According to reports, these companies increase the fees and rentals for the land beneath the houses, and evict those who cannot pay. Mobile home park residents are particularly vulnerable to losing their houses in this way. The older homes are physically incapable of being relocated to another park. Even if it is possible, it would cost the resident almost $5,000, the kind of money that most of them do not have.
Mobile-home parks or manufactured-housing communities, are an essential source of low-income housing. There is a recent trend of them being purchased by financial investors who take advantage of the lack of regulations in many states to exploit their tenants. Vacating tenants from mobile parks is easy – residents who are unable to pay their rent are compelled to vacate their mobile homes.
According to several industry insiders, when a firm raises the rentals and fees in a park, it boosts cash flow and makes the park more valuable on paper. As a result, the business can borrow more money against the property.
The process is similar to refinancing the home and taking cash out with a new mortgage if the value has increased. So, the corporation takes a new loan and restarts the cycle at a different mobile home park, potentially displacing even more of the country’s poorest residents.

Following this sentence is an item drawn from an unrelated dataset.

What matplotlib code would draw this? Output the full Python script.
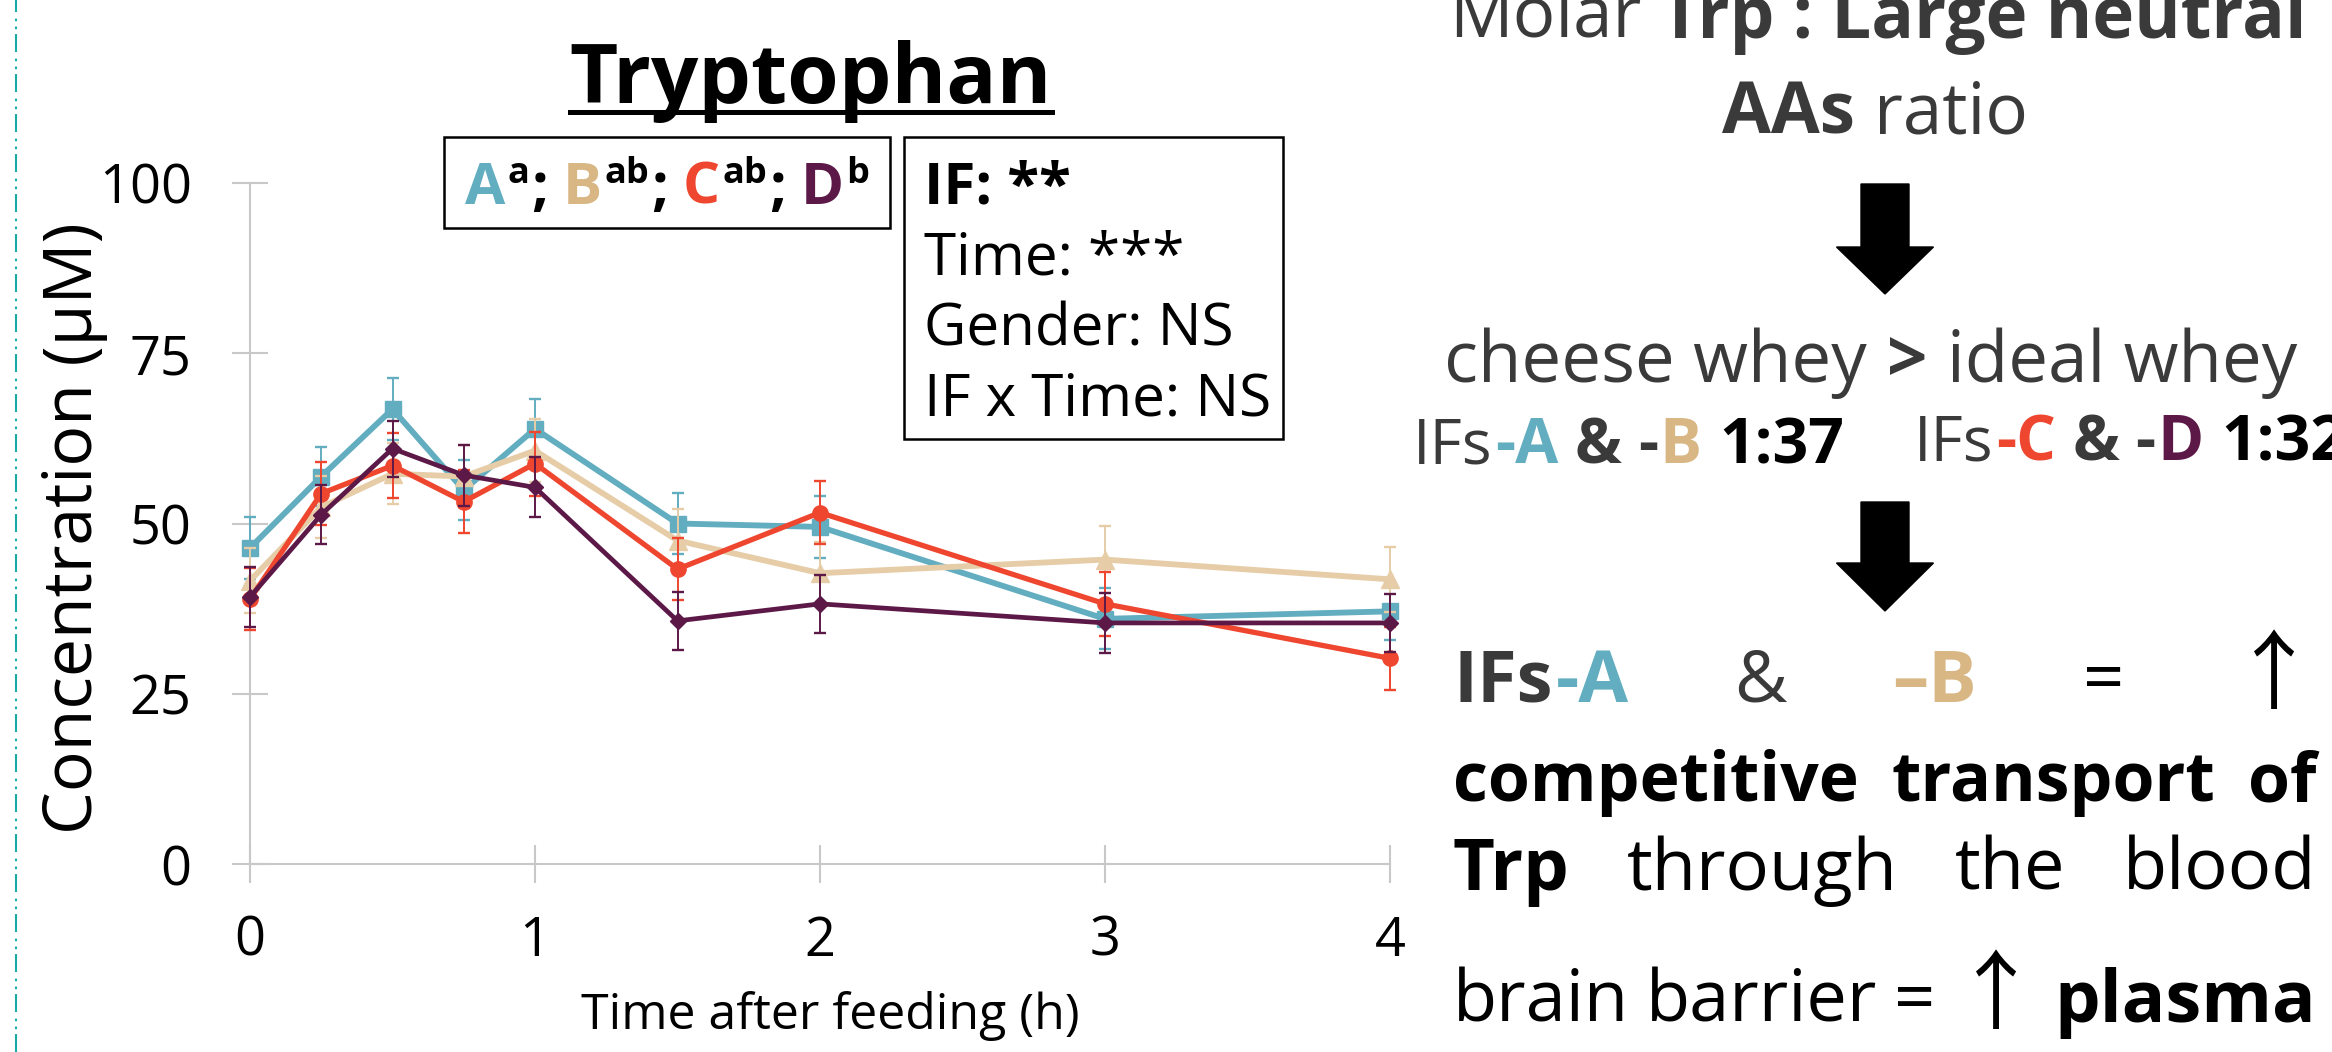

There is a cascade of borrowed funds being utilized to purchase mobile home parks. To top it all, the interest is very low; and the loans are insured by government-backed organizations of the U.S. mortgage market, Freddie Mac and Fannie Mae.
According to economist and president of the nonprofit Lincoln Institute of Land Policy, George McCarthy, Fannie Mae and Freddie Mac should stop providing low-interest loans to investors buying up mobile home parks unless they demand significantly better safeguards and “figure out a path that preserves communities and protects residents.”
Assistance from Fannie and Freddie would be extremely useful for park residents who retire. They could help in backing low-interest loans to these people to assist them in purchasing their own parks and forming co-ops.
On the other hand, Freddie Mac has reportedly stated that recently they have working towards offering protection for mobile home parks tenants and that they are “committed to supporting resident-owned communities.”